● Prompt
Look at the data below and print exactly the lines from its first line through the line with "return 1 - py / H"; the pictures stay out of the copy.

──────────────────────────────

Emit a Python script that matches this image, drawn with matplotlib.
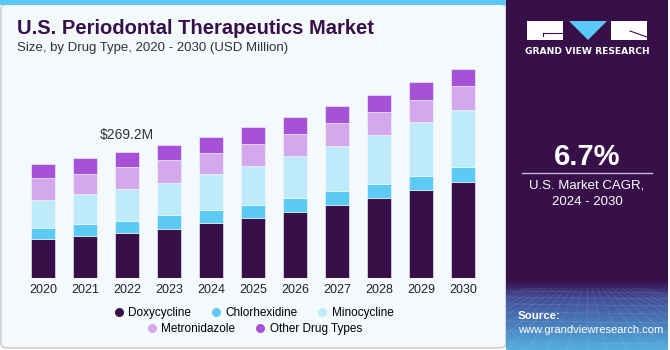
import numpy as np
import matplotlib
matplotlib.use("Agg")
import matplotlib.pyplot as plt
from matplotlib.patches import Rectangle, FancyBboxPatch, Polygon
from matplotlib.lines import Line2D

# data (USD Million)
years = ["2020", "2021", "2022", "2023", "2024", "2025", "2026", "2027", "2028", "2029", "2030"]
doxycycline = [82.9, 89.3, 97.0, 105.0, 117.2, 128.5, 140.7, 155.7, 172.0, 189.1, 205.6]
chlorhexidine = [24.2, 26.3, 25.1, 29.3, 28.5, 28.5, 31.3, 30.0, 29.3, 29.3, 32.1]
minocycline = [60.0, 63.6, 69.2, 69.8, 77.1, 83.5, 90.0, 96.4, 105.0, 115.0, 121.4]
metronidazole = [47.8, 44.1, 45.8, 48.0, 45.0, 47.1, 46.5, 50.6, 49.3, 48.4, 52.0]
other_types = [30.0, 33.0, 32.1, 33.4, 33.6, 35.1, 35.8, 35.1, 36.4, 37.3, 35.8]
series_names = ["Doxycycline", "Chlorhexidine", "Minocycline", "Metronidazole", "Other Drug Types"]
colors = ["#37104A", "#5BCBF5", "#BDEBFA", "#D4A8EC", "#A552D6"]
label_year = 2  # 2022 gets the value label
label_text = "$269.2M"

W, H = 670, 350
fig = plt.figure(figsize=(W / 100, H / 100), dpi=100)
fig.patch.set_facecolor("white")

def fx(px):
    return px / W

def fy(py):
    return 1 - py / H

# left panel background + top stripe
fig.patches.append(FancyBboxPatch((fx(1), fy(348)), fx(505), fy(4) - fy(348),
                                  boxstyle="round,pad=0,rounding_size=0.012",
                                  transform=fig.transFigure, facecolor="#F4F9FC",
                                  edgecolor="#CFCFCF", linewidth=1.2, zorder=0))
fig.patches.append(Rectangle((fx(0), fy(5)), fx(506), fy(0) - fy(5), transform=fig.transFigure,
                             facecolor="#5BC8F2", edgecolor="none", zorder=1))

# right panel
rp = fig.add_axes([fx(506), 0, fx(162), 1])
rp.set_zorder(2)
top = np.array([0x37, 0x10, 0x4A]) / 255
mid = np.array([0x40, 0x4E, 0x98]) / 255
bot = np.array([0x55, 0xB0, 0xE2]) / 255
img = np.zeros((350, 1, 3))
for py in range(350):
    if py < 280:
        img[py, 0] = top
    elif py < 298:
        t = (py - 280) / 18
        img[py, 0] = top * (1 - t) + mid * t
    else:
        t = (py - 298) / 52
        img[py, 0] = mid * (1 - t) + bot * t
rp.imshow(img, aspect="auto", extent=(0, 162, 350, 0))
# faint perspective grid in the bottom band
for k in range(-12, 13):
    rp.plot([81 + k * 5, 81 + k * 20], [288, 350], color="white", alpha=0.13, lw=0.5)
for yy in [291, 297, 304, 312, 321, 331, 342]:
    rp.plot([0, 162], [yy, yy + 2], color="white", alpha=0.13, lw=0.5)
rp.set_xlim(0, 162)
rp.set_ylim(350, 0)
rp.axis("off")

# logo
rp.add_patch(Rectangle((21, 21), 36, 19, facecolor="white", edgecolor="none"))
rp.plot([37, 57], [33, 33], color="#37104A", lw=0.8)
rp.plot([37, 37], [33, 36], color="#37104A", lw=0.8)
rp.add_patch(Polygon([[63, 21], [101, 21], [82, 40]], closed=True, facecolor="#5BC8F5", edgecolor="none"))
rp.add_patch(Rectangle((105, 21), 36, 19, facecolor="white", edgecolor="none"))
rp.plot([124, 141], [31, 37], color="#37104A", lw=0.8)
rp.text(81, 51, "GRAND VIEW RESEARCH", color="white", fontsize=6.6, fontweight="bold",
        ha="center", va="center", family="DejaVu Sans")

rp.text(81, 157, "6.7%", color="white", fontsize=21, fontweight="bold", ha="center", va="center",
        family="Liberation Sans")
rp.plot([16, 146], [173, 173], color="#C9B8D4", lw=1)
rp.text(81, 186, "U.S. Market CAGR,", color="white", fontsize=9.5, ha="center", va="center",
        family="Liberation Sans")
rp.text(81, 202, "2024 - 2030", color="white", fontsize=9.5, ha="center", va="center",
        family="Liberation Sans")
rp.text(12, 316, "Source:", color="white", fontsize=8.2, fontweight="bold", ha="left", va="center",
        family="Liberation Sans")
rp.text(12, 330, "www.grandviewresearch.com", color="white", fontsize=8.0, ha="left", va="center",
        family="Liberation Sans")

# title
fig.text(fx(17), fy(29), "U.S. Periodontal Therapeutics Market", fontsize=14.5, fontweight="bold",
         color="#37104A", ha="left", va="center", family="Liberation Sans")
fig.text(fx(17), fy(48), "Size, by Drug Type, 2020 - 2030 (USD Million)", fontsize=9.5,
         color="#333333", ha="left", va="center", family="Liberation Sans")

# bars
ax = fig.add_axes([fx(10), fy(278), fx(486), fy(60) - fy(278)])
ax.set_zorder(3)
ax.set_facecolor("none")
x = np.arange(len(years))
bottom = np.zeros(len(years))
series = [doxycycline, chlorhexidine, minocycline, metronidazole, other_types]
for vals, name, c in zip(series, series_names, colors):
    ax.bar(x, vals, width=0.58, bottom=bottom, color=c, edgecolor="#F4F9FC", linewidth=0.4, label=name)
    bottom = bottom + np.array(vals)
ax.text(x[label_year], bottom[label_year] + 38, label_text, ha="center", va="center", fontsize=10,
        color="#333333", family="Liberation Sans")
ax.set_xlim(-0.786, 10.786)
ax.set_ylim(0, 467)
ax.set_xticks(x)
ax.set_xticklabels(years, fontsize=9, color="#222222", family="Liberation Sans")
ax.tick_params(axis="x", length=0, pad=4)
ax.set_yticks([])
for s in ax.spines.values():
    s.set_visible(False)

handles = [Line2D([], [], marker="o", linestyle="none", markersize=6.5, markerfacecolor=c,
                  markeredgecolor="none") for c in colors]
kw = dict(frameon=False, handletextpad=0.3, columnspacing=1.6, handlelength=1.0,
          prop={"family": "Liberation Sans", "size": 8.5}, loc="center")
fig.legend(handles[:3], series_names[:3], ncol=3, bbox_to_anchor=(fx(253), fy(313)), **kw)
fig.legend(handles[3:], series_names[3:], ncol=2, bbox_to_anchor=(fx(254), fy(329)), **kw)

fig.savefig("out.png", dpi=100, facecolor=fig.get_facecolor())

──────────────────────────────

● Result below
Emit a Python script that matches this image, drawn with matplotlib.
import numpy as np
import matplotlib
matplotlib.use("Agg")
import matplotlib.pyplot as plt
from matplotlib.patches import Rectangle, FancyBboxPatch, Polygon
from matplotlib.lines import Line2D

# data (USD Million)
years = ["2020", "2021", "2022", "2023", "2024", "2025", "2026", "2027", "2028", "2029", "2030"]
doxycycline = [82.9, 89.3, 97.0, 105.0, 117.2, 128.5, 140.7, 155.7, 172.0, 189.1, 205.6]
chlorhexidine = [24.2, 26.3, 25.1, 29.3, 28.5, 28.5, 31.3, 30.0, 29.3, 29.3, 32.1]
minocycline = [60.0, 63.6, 69.2, 69.8, 77.1, 83.5, 90.0, 96.4, 105.0, 115.0, 121.4]
metronidazole = [47.8, 44.1, 45.8, 48.0, 45.0, 47.1, 46.5, 50.6, 49.3, 48.4, 52.0]
other_types = [30.0, 33.0, 32.1, 33.4, 33.6, 35.1, 35.8, 35.1, 36.4, 37.3, 35.8]
series_names = ["Doxycycline", "Chlorhexidine", "Minocycline", "Metronidazole", "Other Drug Types"]
colors = ["#37104A", "#5BCBF5", "#BDEBFA", "#D4A8EC", "#A552D6"]
label_year = 2  # 2022 gets the value label
label_text = "$269.2M"

W, H = 670, 350
fig = plt.figure(figsize=(W / 100, H / 100), dpi=100)
fig.patch.set_facecolor("white")

def fx(px):
    return px / W

def fy(py):
    return 1 - py / H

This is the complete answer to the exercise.